** start **

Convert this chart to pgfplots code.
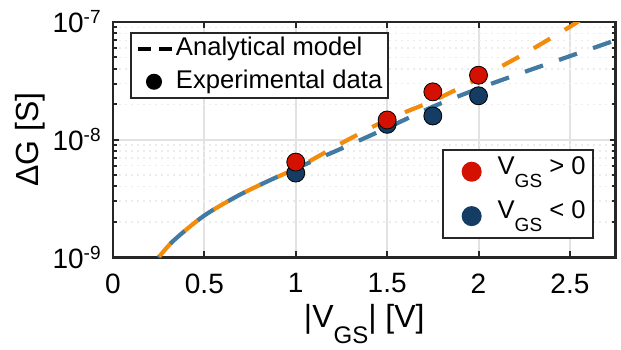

** end **
** start **

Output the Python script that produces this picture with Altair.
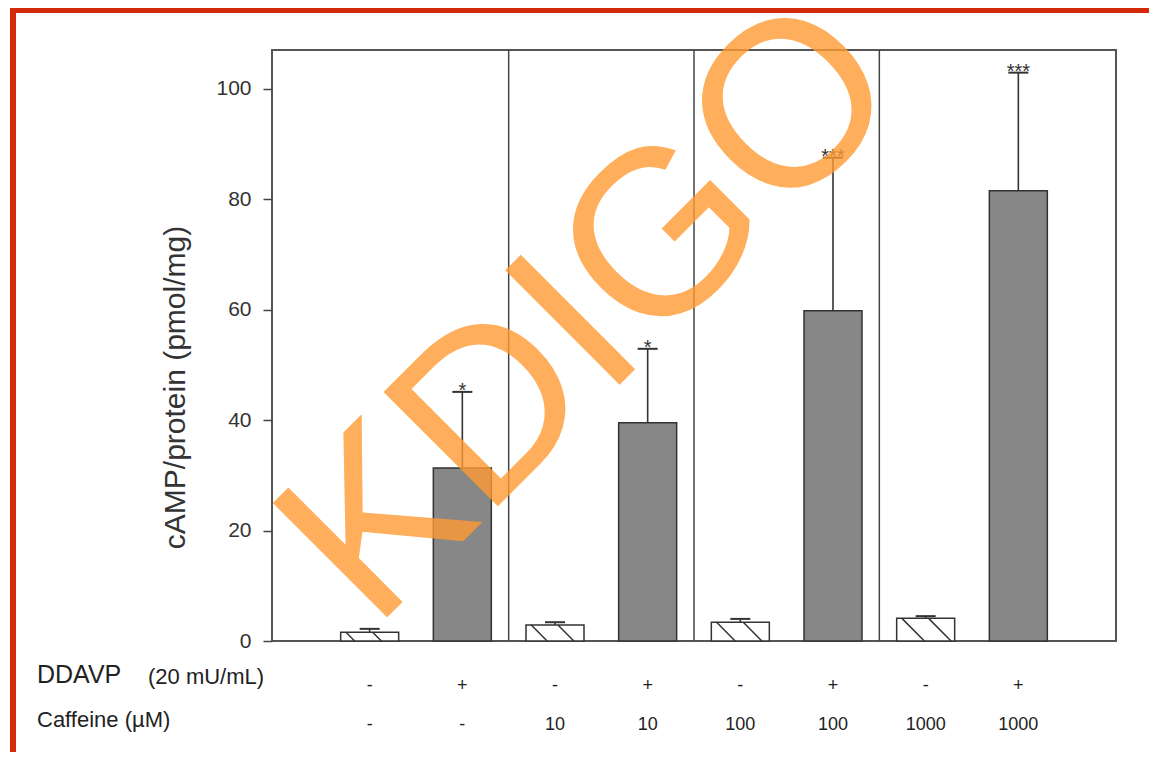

** end **
** start **

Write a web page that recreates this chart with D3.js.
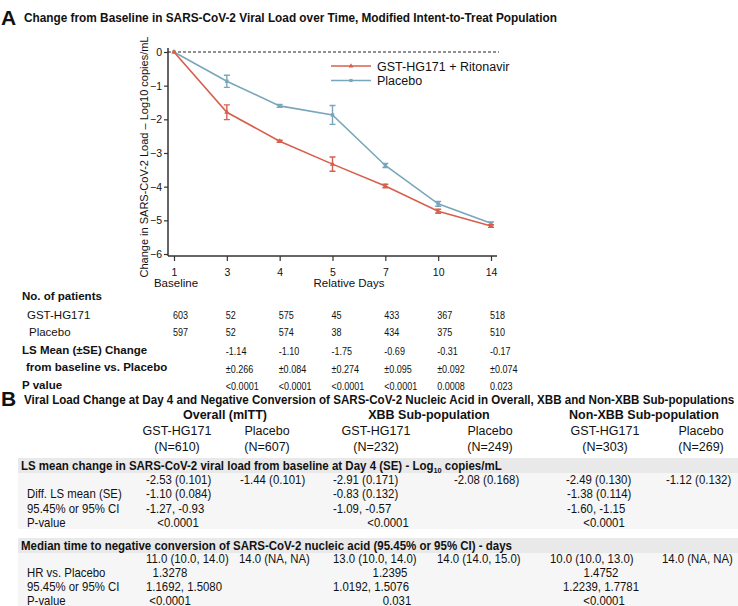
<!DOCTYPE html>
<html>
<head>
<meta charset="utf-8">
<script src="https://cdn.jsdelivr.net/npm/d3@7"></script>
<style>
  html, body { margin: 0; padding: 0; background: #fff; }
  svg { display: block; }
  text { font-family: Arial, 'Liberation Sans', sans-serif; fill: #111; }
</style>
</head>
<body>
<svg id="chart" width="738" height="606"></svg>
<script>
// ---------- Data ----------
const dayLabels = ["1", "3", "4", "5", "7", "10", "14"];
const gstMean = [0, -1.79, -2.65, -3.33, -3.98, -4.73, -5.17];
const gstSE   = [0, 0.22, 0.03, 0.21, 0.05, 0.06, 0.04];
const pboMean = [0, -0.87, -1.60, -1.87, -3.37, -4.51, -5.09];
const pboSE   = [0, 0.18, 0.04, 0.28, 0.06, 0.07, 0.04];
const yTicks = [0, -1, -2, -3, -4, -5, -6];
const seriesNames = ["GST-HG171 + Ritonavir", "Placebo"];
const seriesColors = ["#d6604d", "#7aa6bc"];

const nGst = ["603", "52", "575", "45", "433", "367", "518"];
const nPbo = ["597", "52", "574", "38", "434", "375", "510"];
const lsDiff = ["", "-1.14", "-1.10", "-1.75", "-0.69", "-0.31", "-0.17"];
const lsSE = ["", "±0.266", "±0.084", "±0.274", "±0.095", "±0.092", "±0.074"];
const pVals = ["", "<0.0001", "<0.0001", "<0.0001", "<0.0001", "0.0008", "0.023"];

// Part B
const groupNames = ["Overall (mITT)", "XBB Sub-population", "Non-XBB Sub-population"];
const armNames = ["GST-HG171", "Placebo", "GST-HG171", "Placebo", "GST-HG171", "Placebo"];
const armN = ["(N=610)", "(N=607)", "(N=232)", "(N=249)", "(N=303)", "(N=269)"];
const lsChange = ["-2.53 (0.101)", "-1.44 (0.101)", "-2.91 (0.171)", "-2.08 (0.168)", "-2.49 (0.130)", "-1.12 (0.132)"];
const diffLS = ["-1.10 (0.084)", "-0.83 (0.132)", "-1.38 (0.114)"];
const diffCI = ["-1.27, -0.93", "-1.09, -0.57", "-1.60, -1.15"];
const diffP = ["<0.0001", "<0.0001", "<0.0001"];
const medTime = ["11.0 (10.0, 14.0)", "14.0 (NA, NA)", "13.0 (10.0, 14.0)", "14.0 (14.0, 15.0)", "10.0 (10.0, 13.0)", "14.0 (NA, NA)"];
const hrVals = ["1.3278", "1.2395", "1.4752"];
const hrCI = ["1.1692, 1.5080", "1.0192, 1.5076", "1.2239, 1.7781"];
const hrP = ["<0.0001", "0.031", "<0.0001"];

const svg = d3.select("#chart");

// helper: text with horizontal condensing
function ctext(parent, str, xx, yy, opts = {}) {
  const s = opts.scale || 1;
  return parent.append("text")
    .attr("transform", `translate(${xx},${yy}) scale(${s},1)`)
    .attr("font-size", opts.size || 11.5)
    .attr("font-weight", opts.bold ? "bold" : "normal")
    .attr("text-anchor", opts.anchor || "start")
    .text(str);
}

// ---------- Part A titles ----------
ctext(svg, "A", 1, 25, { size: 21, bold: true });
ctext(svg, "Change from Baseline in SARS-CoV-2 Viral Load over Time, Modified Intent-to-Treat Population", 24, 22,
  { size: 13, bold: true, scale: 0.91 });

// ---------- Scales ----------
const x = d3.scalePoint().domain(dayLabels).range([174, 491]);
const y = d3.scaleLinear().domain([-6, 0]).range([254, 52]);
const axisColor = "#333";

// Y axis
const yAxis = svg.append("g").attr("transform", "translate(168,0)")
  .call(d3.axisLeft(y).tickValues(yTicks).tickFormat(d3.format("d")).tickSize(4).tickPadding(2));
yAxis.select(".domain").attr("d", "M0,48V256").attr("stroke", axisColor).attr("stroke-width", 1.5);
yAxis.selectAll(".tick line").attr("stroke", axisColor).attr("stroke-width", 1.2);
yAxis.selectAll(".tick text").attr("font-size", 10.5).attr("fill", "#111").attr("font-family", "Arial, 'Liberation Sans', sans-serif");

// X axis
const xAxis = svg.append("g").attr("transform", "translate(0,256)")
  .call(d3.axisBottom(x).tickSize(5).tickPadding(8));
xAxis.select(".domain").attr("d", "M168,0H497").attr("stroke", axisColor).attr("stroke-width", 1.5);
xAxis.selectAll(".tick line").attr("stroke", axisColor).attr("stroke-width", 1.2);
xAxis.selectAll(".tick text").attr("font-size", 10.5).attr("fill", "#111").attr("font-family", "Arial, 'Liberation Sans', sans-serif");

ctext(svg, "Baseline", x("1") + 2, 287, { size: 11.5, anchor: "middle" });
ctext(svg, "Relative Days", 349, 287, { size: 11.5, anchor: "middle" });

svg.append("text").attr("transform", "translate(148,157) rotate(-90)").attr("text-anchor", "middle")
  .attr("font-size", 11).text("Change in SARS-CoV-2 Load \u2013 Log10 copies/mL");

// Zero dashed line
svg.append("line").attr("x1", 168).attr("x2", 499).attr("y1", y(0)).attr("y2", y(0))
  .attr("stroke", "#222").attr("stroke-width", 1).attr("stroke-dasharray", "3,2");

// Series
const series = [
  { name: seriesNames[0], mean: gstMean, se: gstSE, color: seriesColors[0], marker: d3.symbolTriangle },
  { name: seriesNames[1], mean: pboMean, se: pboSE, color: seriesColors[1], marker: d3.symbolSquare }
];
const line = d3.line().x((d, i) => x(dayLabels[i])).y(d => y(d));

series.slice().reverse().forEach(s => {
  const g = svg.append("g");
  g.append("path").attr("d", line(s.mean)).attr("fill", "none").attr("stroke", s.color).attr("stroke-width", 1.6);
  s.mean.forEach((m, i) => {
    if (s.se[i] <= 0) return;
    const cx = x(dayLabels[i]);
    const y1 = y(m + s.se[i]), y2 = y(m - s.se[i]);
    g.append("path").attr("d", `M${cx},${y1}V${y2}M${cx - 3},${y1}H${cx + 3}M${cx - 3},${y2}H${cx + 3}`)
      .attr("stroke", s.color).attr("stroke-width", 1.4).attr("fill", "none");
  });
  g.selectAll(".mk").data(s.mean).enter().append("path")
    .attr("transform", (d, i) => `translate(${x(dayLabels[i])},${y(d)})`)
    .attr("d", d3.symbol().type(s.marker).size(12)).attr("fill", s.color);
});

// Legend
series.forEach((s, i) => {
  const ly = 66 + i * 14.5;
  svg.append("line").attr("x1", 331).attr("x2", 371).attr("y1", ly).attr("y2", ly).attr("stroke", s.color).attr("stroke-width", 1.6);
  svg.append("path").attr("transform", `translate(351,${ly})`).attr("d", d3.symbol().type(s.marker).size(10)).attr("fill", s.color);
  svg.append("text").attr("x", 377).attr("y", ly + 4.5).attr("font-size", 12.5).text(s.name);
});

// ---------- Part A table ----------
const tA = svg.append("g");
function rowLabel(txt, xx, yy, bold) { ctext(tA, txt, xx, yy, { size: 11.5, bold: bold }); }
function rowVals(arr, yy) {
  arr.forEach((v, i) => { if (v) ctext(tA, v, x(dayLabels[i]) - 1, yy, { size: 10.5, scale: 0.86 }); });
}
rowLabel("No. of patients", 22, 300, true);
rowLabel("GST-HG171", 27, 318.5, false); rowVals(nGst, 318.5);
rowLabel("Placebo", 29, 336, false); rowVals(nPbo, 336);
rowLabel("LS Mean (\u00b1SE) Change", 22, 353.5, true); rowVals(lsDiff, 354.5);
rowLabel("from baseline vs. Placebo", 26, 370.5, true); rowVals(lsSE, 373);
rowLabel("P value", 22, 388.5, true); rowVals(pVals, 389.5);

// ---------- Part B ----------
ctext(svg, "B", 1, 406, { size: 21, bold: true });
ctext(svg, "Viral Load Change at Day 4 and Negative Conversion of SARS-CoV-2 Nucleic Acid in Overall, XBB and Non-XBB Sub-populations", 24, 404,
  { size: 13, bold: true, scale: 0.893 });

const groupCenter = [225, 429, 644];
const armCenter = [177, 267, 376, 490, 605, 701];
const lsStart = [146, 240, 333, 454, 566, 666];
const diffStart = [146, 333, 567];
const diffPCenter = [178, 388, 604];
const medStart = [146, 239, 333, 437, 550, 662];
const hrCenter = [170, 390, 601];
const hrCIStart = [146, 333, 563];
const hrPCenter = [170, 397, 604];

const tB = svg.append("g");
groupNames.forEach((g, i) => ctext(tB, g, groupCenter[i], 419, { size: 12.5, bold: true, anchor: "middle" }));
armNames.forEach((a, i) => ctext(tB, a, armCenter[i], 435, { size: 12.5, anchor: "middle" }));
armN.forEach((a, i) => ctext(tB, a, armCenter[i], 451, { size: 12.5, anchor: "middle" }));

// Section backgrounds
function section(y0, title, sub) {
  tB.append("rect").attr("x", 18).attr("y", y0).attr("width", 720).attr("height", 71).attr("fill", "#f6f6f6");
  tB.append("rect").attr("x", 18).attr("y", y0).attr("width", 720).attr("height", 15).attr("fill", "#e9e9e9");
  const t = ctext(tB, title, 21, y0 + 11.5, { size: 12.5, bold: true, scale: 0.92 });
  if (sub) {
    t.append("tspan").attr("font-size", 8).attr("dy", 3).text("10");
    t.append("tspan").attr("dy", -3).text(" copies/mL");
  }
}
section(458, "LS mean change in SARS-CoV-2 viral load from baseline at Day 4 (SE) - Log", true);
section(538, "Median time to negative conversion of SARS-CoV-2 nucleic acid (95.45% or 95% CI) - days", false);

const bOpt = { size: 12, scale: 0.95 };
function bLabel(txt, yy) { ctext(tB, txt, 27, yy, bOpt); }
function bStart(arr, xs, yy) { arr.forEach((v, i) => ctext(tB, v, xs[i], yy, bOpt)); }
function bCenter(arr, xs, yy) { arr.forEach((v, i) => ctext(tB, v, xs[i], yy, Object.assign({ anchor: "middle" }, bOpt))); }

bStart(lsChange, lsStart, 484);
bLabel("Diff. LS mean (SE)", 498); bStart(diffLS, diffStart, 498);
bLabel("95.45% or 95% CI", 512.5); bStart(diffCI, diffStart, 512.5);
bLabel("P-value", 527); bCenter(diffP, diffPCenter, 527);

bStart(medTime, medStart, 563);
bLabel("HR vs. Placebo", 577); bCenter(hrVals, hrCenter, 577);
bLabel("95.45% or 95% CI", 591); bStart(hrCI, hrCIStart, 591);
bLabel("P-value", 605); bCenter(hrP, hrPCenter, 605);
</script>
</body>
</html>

** end **

**Short problem**
Pick every line with "script" in it and copy it.

**Answer for this exercise**
Output the Python script that produces this picture with Altair.
<script src="https://cdn.jsdelivr.net/npm/d3@7"></script>
<script>
</script>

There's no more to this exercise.